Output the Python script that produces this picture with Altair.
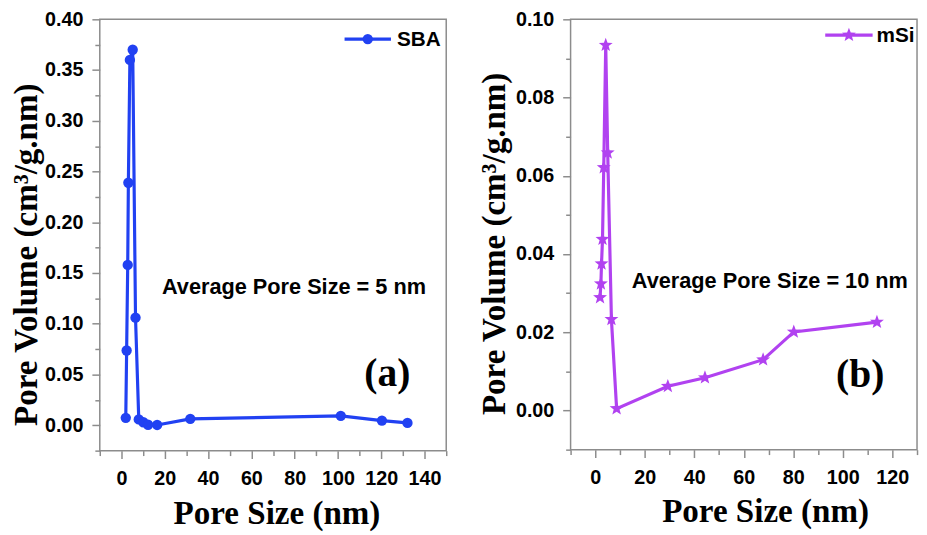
import altair as alt
import pandas as pd

# ---- data ----
sba_size = [2.0, 2.4, 2.9, 3.2, 3.9, 5.2, 6.5, 8.0, 10.1, 12.3, 16.5, 31.8, 101.3, 120.3, 132.1]
sba_vol = [0.0073, 0.0737, 0.158, 0.239, 0.360, 0.370, 0.106, 0.0058, 0.0030, 0.0005, 0.0003,
           0.0063, 0.0093, 0.0046, 0.0023]

msi_size = [1.9, 2.25, 2.5, 2.9, 3.4, 4.2, 5.0, 6.5, 8.6, 29.3, 44.3, 67.8, 80.2, 113.8]
msi_vol = [0.0289, 0.0324, 0.0375, 0.0438, 0.0621, 0.0934, 0.0659, 0.0233, 0.0005, 0.0062,
           0.0084, 0.0130, 0.0201, 0.0226]

series = ["SBA", "mSi"]
notes = ["Average Pore Size = 5 nm", "Average Pore Size = 10 nm"]
tags = ["(a)", "(b)"]
x_title = "Pore Size (nm)"
y_title = "Pore Volume (cm³/g.nm)"

BLUE = "#2141f2"
PURPLE = "#b142f0"
FRAME = "#8c8c8c"
SANS = "Liberation Sans"
SERIF = "Liberation Serif"
TITLE_SIZE = 33.5

# five-pointed star symbol (unit box), Vega has no built-in star
STAR = ("M0,-1L0.247,-0.34L0.951,-0.309L0.4,0.13L0.588,0.809L0,0.42"
        "L-0.588,0.809L-0.4,0.13L-0.951,-0.309L-0.247,-0.34Z")


def panel(xs, ys, name, note, tag, color, shape, msize, w, h,
          xdom, ydom, ystep, ymajor,
          ytx, yty, xtx, xty, leg, note_pos, tag_pos):
    df = pd.DataFrame({"pore": xs, "vol": ys})
    xvals = list(range(xdom[0], xdom[1] + 1, 10))
    nsteps = int(round((ydom[1] - ydom[0]) / ystep))
    yvals = [round(ydom[0] + i * ystep, 4) for i in range(nsteps + 1)]
    ym = int(round(ymajor * 1000))
    ytest = f"abs(round(datum.value*1000)) % {ym} === 0"
    xtest = "datum.value % 20 === 0"

    xaxis = alt.Axis(
        values=xvals, title=x_title, grid=False, domain=False,
        labelExpr=f"({xtest}) && datum.value >= 0 ? datum.label : ''",
        labelFont=SANS, labelFontSize=20, labelFontWeight="bold", labelColor="black",
        labelPadding=10, labelOverlap=False, labelFlush=False,
        tickColor=FRAME, tickWidth=1.5,
        tickSize={"condition": {"test": xtest, "value": 8}, "value": 5},
        titleFont=SERIF, titleFontSize=TITLE_SIZE, titleFontWeight="bold", titleColor="black",
        titleX=xtx, titleY=xty, titleBaseline="alphabetic", titleAlign="center",
    )
    yaxis = alt.Axis(
        values=yvals, title=y_title, grid=False, domain=False, format=".2f",
        labelExpr=f"({ytest}) && datum.value >= 0 ? datum.label : ''",
        labelFont=SANS, labelFontSize=20, labelFontWeight="bold", labelColor="black",
        labelPadding=9, labelOverlap=False, labelFlush=False,
        tickColor=FRAME, tickWidth=1.5,
        tickSize={"condition": {"test": ytest, "value": 8}, "value": 5},
        titleFont=SERIF, titleFontSize=TITLE_SIZE, titleFontWeight="bold", titleColor="black",
        titleX=ytx, titleY=yty, titleAngle=270, titleBaseline="middle", titleAlign="center",
    )
    xs_ = alt.Scale(domain=list(xdom), nice=False, zero=False)
    ys_ = alt.Scale(domain=list(ydom), nice=False, zero=False)

    base = alt.Chart(df).encode(
        x=alt.X("pore:Q", scale=xs_, axis=xaxis),
        y=alt.Y("vol:Q", scale=ys_, axis=yaxis),
    )
    line = base.mark_line(color=color, strokeWidth=3.2)
    pts = base.mark_point(shape=shape, filled=True, size=msize, color=color, opacity=1)

    ldf = pd.DataFrame({"series": [name]})
    lx0, lx1, ly, ltx = leg
    leg_line = alt.Chart(ldf).mark_rule(color=color, strokeWidth=3.2).encode(
        x=alt.value(lx0), x2=alt.value(lx1), y=alt.value(ly))
    leg_pt = alt.Chart(ldf).mark_point(shape=shape, filled=True, size=msize, color=color,
                                       opacity=1).encode(
        x=alt.value((lx0 + lx1) / 2), y=alt.value(ly))
    leg_txt = alt.Chart(ldf).mark_text(align="left", baseline="middle", font=SANS, fontSize=21,
                                       fontWeight="bold", color="black").encode(
        x=alt.value(ltx), y=alt.value(ly + 1), text="series:N")

    ndf = pd.DataFrame({"note": [note], "tag": [tag]})
    note_txt = alt.Chart(ndf).mark_text(align="left", baseline="alphabetic", font=SANS,
                                        fontSize=22, fontWeight="bold", color="black").encode(
        x=alt.value(note_pos[0]), y=alt.value(note_pos[1]), text="note:N")
    tag_txt = alt.Chart(ndf).mark_text(align="left", baseline="alphabetic", font=SERIF,
                                       fontSize=40, fontWeight="bold", color="black").encode(
        x=alt.value(tag_pos[0]), y=alt.value(tag_pos[1]), text="tag:N")

    return alt.layer(line, pts, leg_line, leg_pt, leg_txt, note_txt, tag_txt).properties(
        width=w, height=h)


left = panel(sba_size, sba_vol, series[0], notes[0], tags[0], BLUE, "circle", 110, 351, 437,
             (-10, 150), (-0.025, 0.40), 0.025, 0.05,
             ytx=-74.5, yty=238, xtx=179, xty=74,
             leg=(248, 295, 20, 301), note_pos=(63, 278), tag_pos=(268, 372))
right = panel(msi_size, msi_vol, series[1], notes[1], tags[1], PURPLE, STAR, 220, 351, 436,
              (-10, 130), (-0.01, 0.10), 0.01, 0.02,
              ytx=-77, yty=227, xtx=197, xty=73,
              leg=(258, 306, 16, 310), note_pos=(62, 272), tag_pos=(269, 373))

chart = alt.hconcat(left, right, spacing=29).properties(
    padding={"left": 0, "top": -3, "right": 0, "bottom": 0}
).configure_view(stroke=FRAME, strokeWidth=1.5)

chart.save("out.html", embed_options={"renderer": "svg", "actions": False})
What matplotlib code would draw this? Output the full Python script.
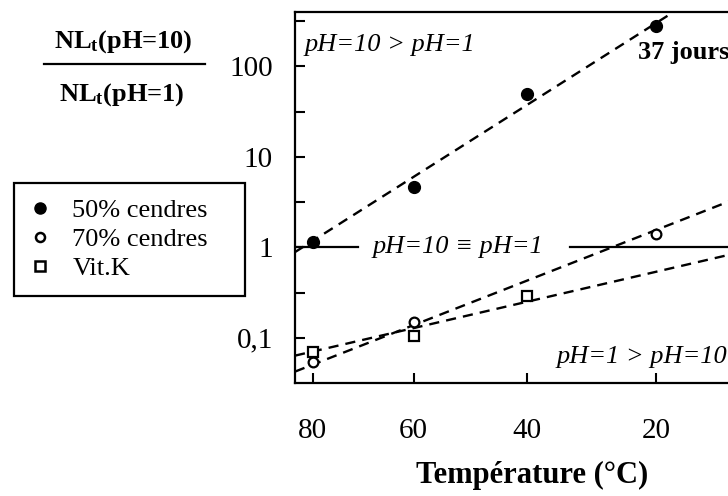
import numpy as np
import matplotlib
matplotlib.use('Agg')
import matplotlib.pyplot as plt
from matplotlib.lines import Line2D
from matplotlib.ticker import FixedLocator, NullFormatter

plt.rcParams['font.family'] = ['Liberation Serif', 'DejaVu Serif']
plt.rcParams['mathtext.fontset'] = 'custom'
plt.rcParams['mathtext.rm'] = 'Liberation Serif'
plt.rcParams['mathtext.bf'] = 'Liberation Serif:bold'
plt.rcParams['mathtext.it'] = 'Liberation Serif:italic'

# points mesurés : NLt(pH=10) / NLt(pH=1)
temp_50 = [80, 60, 40, 20]
ratio_50 = [1.14, 4.6, 49, 282]
temp_70 = [80, 60, 20]
ratio_70 = [0.054, 0.15, 1.40]
temp_vitk = [80, 60, 40]
ratio_vitk = [0.070, 0.105, 0.29]

# droites (valeurs a 80 et 20 degres)
fit_temp = [80, 20]
fit_50 = [1.18, 300]
fit_70 = [0.0505, 1.55]
fit_vitk = [0.0705, 0.536]

xtick_temp = [80, 60, 40, 20]
ytick_vals = [0.1, 1, 10, 100]
ytick_labels = ['0,1', '1', '10', '100']
yminor_vals = [10 ** -0.5, 10 ** 0.5, 10 ** 1.5, 10 ** 2.5]


def inv_t(t):
    # axe en 1/T (Arrhenius), etiquettes en degres C
    return 1000.0 / (np.asarray(t, dtype=float) + 273.15)


W, H = 728, 496
fig = plt.figure(figsize=(W / 100, H / 100), dpi=100)
ax = fig.add_axes([295 / W, 113 / H, 473 / W, 371 / H])

xlim = inv_t([83.8, 4.6])
ax.set_xlim(xlim)
ax.set_yscale('log')
ax.set_ylim(10 ** -1.5, 10 ** 2.6)

# droites en tirets
for vals in (fit_50, fit_70, fit_vitk):
    xf = inv_t(fit_temp)
    p = np.polyfit(xf, np.log10(vals), 1)
    ax.plot(xlim, 10 ** np.polyval(p, xlim), color='black', lw=1.7,
            dashes=(4.3, 3.0), zorder=2)

# ligne pH=10 = pH=1
ax.axhline(1, 0, 0.133, color='black', lw=1.6)
ax.axhline(1, 0.581, 1, color='black', lw=1.6)

ax.plot(inv_t(temp_50), ratio_50, 'o', ms=8.5, mfc='black', mec='black', zorder=3)
ax.plot(inv_t(temp_70), ratio_70, 'o', ms=7, mfc='white', mec='black', mew=1.6, zorder=3)
ax.plot(inv_t(temp_vitk), ratio_vitk, 's', ms=7.5, mfc='white', mec='black', mew=1.6, zorder=3)

ax.set_xticks(inv_t(xtick_temp))
ax.set_xticklabels([str(t) for t in xtick_temp])
ax.yaxis.set_major_locator(FixedLocator(ytick_vals))
ax.set_yticklabels(ytick_labels)
ax.yaxis.set_minor_locator(FixedLocator(yminor_vals))
ax.yaxis.set_minor_formatter(NullFormatter())
ax.tick_params(axis='x', which='both', direction='in', length=7, width=1.5,
               labelsize=21, pad=25, top=False)
ax.tick_params(axis='y', which='both', direction='in', length=7, width=1.5,
               labelsize=21, pad=16, right=False)
for s in ax.spines.values():
    s.set_linewidth(1.6)

# textes dans le graphe
ax.text(0.021, 0.911, 'pH=10 > pH=1', transform=ax.transAxes, fontsize=19,
        style='italic', va='center', ha='left')
ax.text(0.165, 0.367, 'pH=10 \u2261 pH=1', transform=ax.transAxes, fontsize=19,
        style='italic', va='center', ha='left')
ax.text(0.552, 0.070, 'pH=1 > pH=10', transform=ax.transAxes, fontsize=19,
        style='italic', va='center', ha='left')
ax.text(0.725, 0.892, '37 jours', transform=ax.transAxes, fontsize=19,
        fontweight='bold', va='center', ha='left')

# titre de l'axe y (fraction)
fig.text(123 / W, 1 - 42 / H, r'NL$_\mathbf{t}$(pH=10)', fontsize=19,
         fontweight='bold', ha='center', va='center')
fig.text(122 / W, 1 - 95 / H, r'NL$_\mathbf{t}$(pH=1)', fontsize=19,
         fontweight='bold', ha='center', va='center')
fig.add_artist(Line2D([44 / W, 205 / W], [1 - 64 / H, 1 - 64 / H],
                      color='black', lw=1.6, transform=fig.transFigure))

fig.text(532 / W, 1 - 475 / H, 'Température (°C)', fontsize=22,
         fontweight='bold', ha='center', va='center')

handles = [
    Line2D([], [], ls='none', marker='o', ms=8, mfc='black', mec='black'),
    Line2D([], [], ls='none', marker='o', ms=6.5, mfc='white', mec='black', mew=1.8),
    Line2D([], [], ls='none', marker='s', ms=6.5, mfc='white', mec='black', mew=1.8),
]
labels = ['50% cendres', '70% cendres', 'Vit.K']
leg = fig.legend(handles, labels, loc='upper left',
                 bbox_to_anchor=(14 / W, (496 - 294) / H, 231 / W, 111 / H),
                 mode='expand', borderaxespad=0, fancybox=False,
                 edgecolor='black', framealpha=1, fontsize=19, numpoints=1,
                 handlelength=0.76, handletextpad=0.85, borderpad=0.6,
                 labelspacing=0.2)
leg.get_frame().set_linewidth(1.6)

fig.savefig('out.png', dpi=100)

__Brief__
Skip the pictures, please, and transcribe only the lines from the beginning of the material through the one that contains "import pandas as pd".

__Written solution__
Output the Python script that produces this picture with Altair.
import altair as alt
import pandas as pd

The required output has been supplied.